Mining giant Vedanta Ltd has announced the start of its qualified institutional placement (QIP) issue, setting a floor price of Rs 461.2 per share.
The goal of this fundraising is to reduce the company’s debt and cover some capital expenditure needs. According to an earlier report by ET, the QIP could raise up to Rs 6,000 crore.
Previous Fundraising Plans
In May, Vedanta revealed plans to raise up to Rs 8,500 crore to cut down debt, which shareholders approved last month.
Capital Expenditure and Growth
Vedanta is working on several growth projects and has a long-term capital expenditure plan of around $8 billion. For this fiscal year, the company aims to spend $1.9 billion, which is over a third more than the $1.4 billion spent last year.

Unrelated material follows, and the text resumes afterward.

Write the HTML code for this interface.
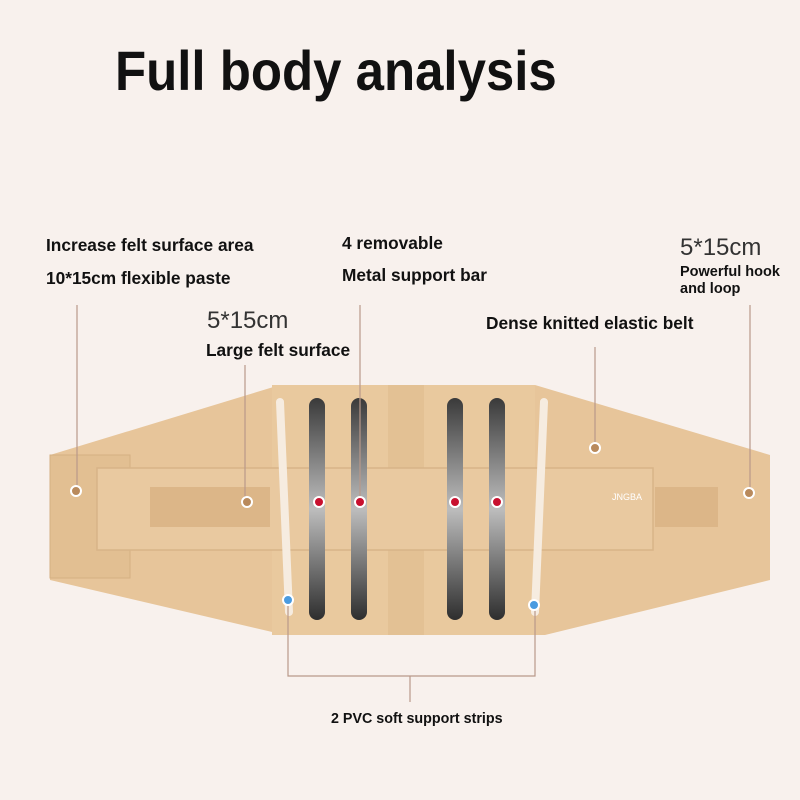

The funds raised will help continue these projects and may also be used to pay off high-interest debt from recent years, potentially increasing profits, according to a source.
Global Operations
Vedanta operates in India, South Africa, Namibia, Liberia, UAE, Korea, Taiwan, and Japan. The company is involved in oil and gas, zinc, lead, silver, copper, iron ore, steel, nickel, aluminium, power, and glass substrate. It is also expanding into semiconductors and display glass.
Debt Status
As of March 2024, Vedanta’s net debt was Rs 56,338 crore at the consolidated level, with a net-debt to operating profit ratio of 1.5 times. The company’s gross debt was Rs 71,759 crore, with 82% in Indian rupees and the rest in foreign currency. This includes Rs 69,062 crore in term debt, Rs 1,159 crore in working capital loans, and Rs 1,538 crore in short-term borrowings.
Stock Performance
On Monday, Vedanta’s shares closed nearly 3% higher at Rs 461.95 on the NSE.